After https://groups.google.com/a/chromium.org/g/blink-dev/c/UquTxWTNON0, all browsers seem to have specified an appearance for <meter> when appearance: none is specified on it. That appearance seems to be some combination of:
meter {
appearance: auto;
box-sizing: border-box;
display: inline-block;
block-size: 1em;
inline-size: 5em;
vertical-align: -0.2em;
}plus some stuff that is not in the UA stylesheet to style the inner parts of the meter in specific colors as linear gradients. (Which, at least eyeballing them, seem to be the same colors across all browsers.)
In Firefox I cannot find evidence of this being in the UA stylesheet, but instead these properties seem to show up as applied to <meter> in some other way.
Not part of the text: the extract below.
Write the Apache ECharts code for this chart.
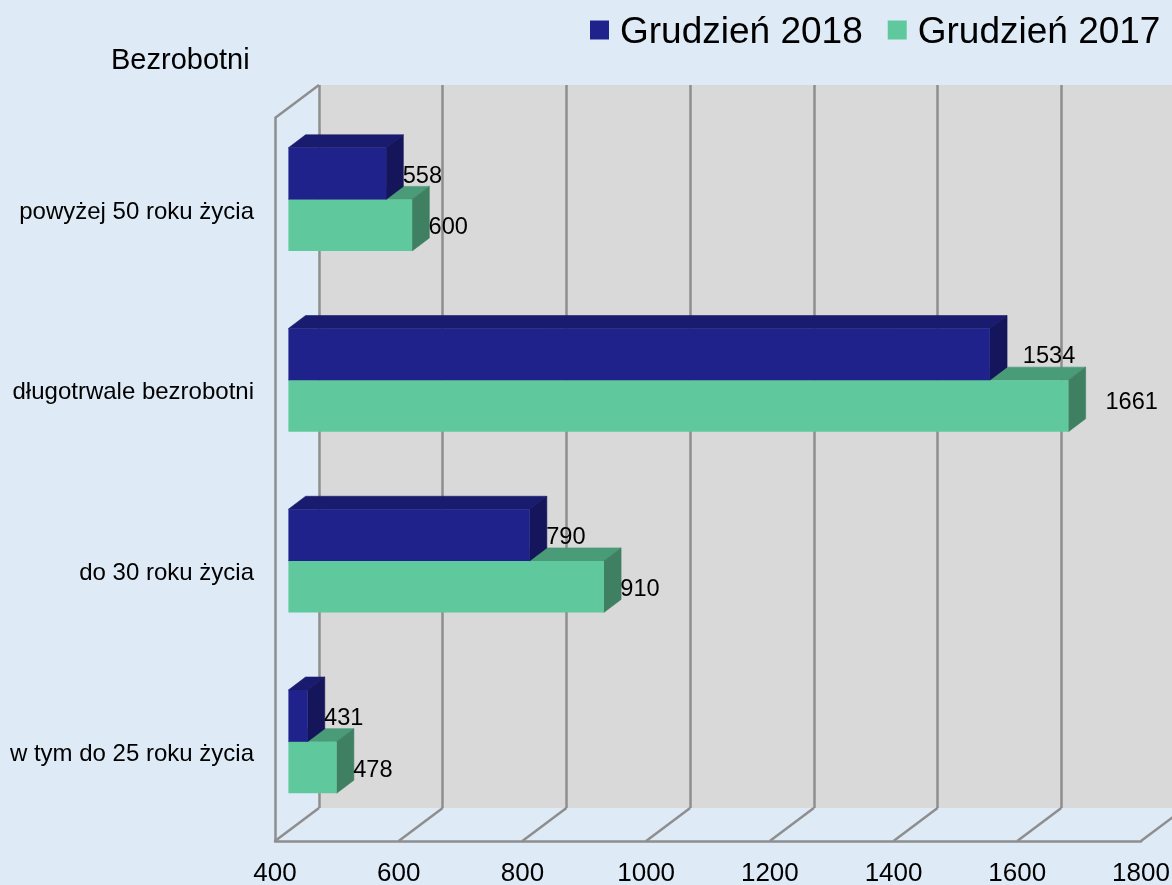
<!DOCTYPE html>
<html>
<head>
<meta charset="utf-8">
<script src="https://cdn.jsdelivr.net/npm/echarts@6/dist/echarts.min.js"></script>
<style>html,body{margin:0;padding:0;background:#deeaf6}#c{width:1172px;height:885px}</style>
</head>
<body>
<div id="c"></div>
<script>
const categories = ['w tym do 25 roku życia', 'do 30 roku życia', 'długotrwale bezrobotni', 'powyżej 50 roku życia'];
const values2018 = [431, 790, 1534, 558];
const values2017 = [478, 910, 1661, 600];
const ticks = [400, 600, 800, 1000, 1200, 1400, 1600, 1800];
const yTitle = 'Bezrobotni';
const name2018 = 'Grudzień 2018';
const name2017 = 'Grudzień 2017';

const FONT = '"Liberation Sans", Arial, sans-serif';
const GRAY = '#8e8e8e';
const chart = echarts.init(document.getElementById('c'));

function barRender(opts) {
  return function (params, api) {
    const v = api.value(0), c = api.value(1);
    const end = api.coord([v, c]);
    const start = api.coord([ticks[0], c]);
    const x0 = start[0] + 13.4, x1 = end[0] + 13.4;
    const cy = end[1] - 9;
    const h = 51.6;
    const y0 = opts.first ? cy - h : cy, y1 = y0 + h;
    const dx = 17.2, dy = -13;
    const far = v > 1000;
    const gap = far ? opts.farGap : 16.5;
    const lift = far ? opts.farLift : 0;
    const edge = c2 => ({ fill: c2, stroke: c2, lineWidth: 0.6 });
    return {
      type: 'group',
      children: [
        { type: 'polygon', shape: { points: [[x0, y0], [x1, y0], [x1 + dx, y0 + dy], [x0 + dx, y0 + dy]] }, style: edge(opts.top) },
        { type: 'polygon', shape: { points: [[x1, y0], [x1 + dx, y0 + dy], [x1 + dx, y1 + dy], [x1, y1]] }, style: edge(opts.side) },
        { type: 'rect', shape: { x: x0, y: y0, width: x1 - x0, height: h }, style: { fill: opts.front } },
        { type: 'text', z2: 50, style: { text: String(v), x: x1 + gap, y: (y0 + y1) / 2 + 2.6 + lift, fill: '#000', font: '23.6px ' + FONT, textAlign: 'left', textVerticalAlign: 'middle' } }
      ]
    };
  };
}

function floorRender(params, api) {
  const p = api.coord([api.value(0), 0]);
  const cs = params.coordSys;
  const bottom = cs.y + cs.height;
  const lineStyle = { stroke: GRAY, lineWidth: 2.5, fill: null };
  const children = [
    { type: 'line', shape: { x1: p[0], y1: bottom, x2: p[0] + 44, y2: bottom - 33 }, style: lineStyle }
  ];
  if (api.value(0) === ticks[0]) {
    children.push({ type: 'line', shape: { x1: p[0], y1: cs.y, x2: p[0] + 44, y2: cs.y - 33 }, style: lineStyle });
  }
  return { type: 'group', children: children };
}

chart.setOption({
  animation: false,
  backgroundColor: '#deeaf6',
  title: {
    text: yTitle, left: 106, top: 41,
    textStyle: { fontFamily: FONT, fontSize: 29, fontWeight: 'normal', color: '#000' }
  },
  legend: {
    left: 590, top: 14, padding: 0, itemWidth: 19, itemHeight: 24, itemGap: 25,
    data: [name2018, name2017],
    icon: 'path://M0 0H19V19H0Z M0 24L0 24Z',
    textStyle: { fontFamily: FONT, fontSize: 37, color: '#000', padding: [0, 0, 0, 6] }
  },
  grid: [
    { left: 319, top: 85, width: 866, height: 723, show: true, backgroundColor: '#d9d9d9', borderWidth: 0, outerBoundsMode: 'none' },
    { left: 275, top: 118, width: 866, height: 723, show: false, outerBoundsMode: 'none' }
  ],
  xAxis: [
    {
      type: 'value', gridIndex: 0, min: 400, max: 1800, interval: 200,
      axisLine: { show: false }, axisTick: { show: false }, axisLabel: { show: false },
      splitLine: { show: true, lineStyle: { color: GRAY, width: 2.5 } }
    },
    {
      type: 'value', gridIndex: 1, min: 400, max: 1800, interval: 200,
      axisLine: { show: true, lineStyle: { color: GRAY, width: 2.5 } },
      axisTick: { show: false }, splitLine: { show: false },
      axisLabel: { color: '#000', fontFamily: FONT, fontSize: 26, margin: 20, formatter: v => String(v) }
    }
  ],
  yAxis: [
    { type: 'category', gridIndex: 0, data: categories, show: false },
    {
      type: 'category', gridIndex: 1, data: categories,
      axisLine: { show: true, lineStyle: { color: GRAY, width: 2.5 } },
      axisTick: { show: false }, splitLine: { show: false },
      axisLabel: { color: '#000', fontFamily: FONT, fontSize: 24, margin: 21, verticalAlign: 'top', lineHeight: 7 }
    }
  ],
  series: [
    {
      type: 'custom', name: 'floor', xAxisIndex: 1, yAxisIndex: 1, z: 1, clip: false,
      data: ticks.map(t => [t, 0]), renderItem: floorRender, silent: true
    },
    {
      type: 'custom', name: name2017, xAxisIndex: 1, yAxisIndex: 1, z: 3, clip: false,
      itemStyle: { color: '#5fc99d' },
      data: values2017.map((v, i) => [v, i]),
      renderItem: barRender({ first: false, front: '#5fc99d', top: '#4a9b78', side: '#3f7f62', farGap: 37, farLift: -6.5 })
    },
    {
      type: 'custom', name: name2018, xAxisIndex: 1, yAxisIndex: 1, z: 4, clip: false,
      itemStyle: { color: '#20228b' },
      data: values2018.map((v, i) => [v, i]),
      renderItem: barRender({ first: true, front: '#20228b', top: '#191b6e', side: '#14155a', farGap: 33, farLift: 0 })
    }
  ]
});
</script>
</body>
</html>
The HTML spec currently says:
meter { appearance: auto; }The meter element is a devolvable widget. Its expected native appearance is to render as an 'inline-block' box with a 'block-size' of '1em' and a 'inline-size' of '5em', a 'vertical-align' of '-0.2em', and with its contents depicting a gauge.
[...]
Need to detail the expected primitive appearance.
which covers some of the above but not all. Note the "native appearance": this supposedly only applies for the appearance: auto case, not the appearance: none case. And it uses "expected to render" wording, seems closer to Firefox's behavior than to Safari/Chrome; the latter use the actual UA stylesheet.
I think an appropriate set of changes here would be:
- Expand the UA stylesheet to cover the above CSS snippet, removing that information from being "native appearance" specific.
- Detail the primitive appearance by giving a specification for how to render the inner parts of the meter. This could be quite detailed, e.g. specific linear gradients and colors.
- Detail the native appearance more vaguely, essentially "with its contents depicting a gauge". (Although maybe we need to say something about how the contents are depicted if various UA styles are overridden? E.g. if inline-size/block-size are changed, presumably the meter should stretch.)
I'm unsure if this fits the exact intent of how the CSS UI spec intends to integrate with HTML, but I think it's right.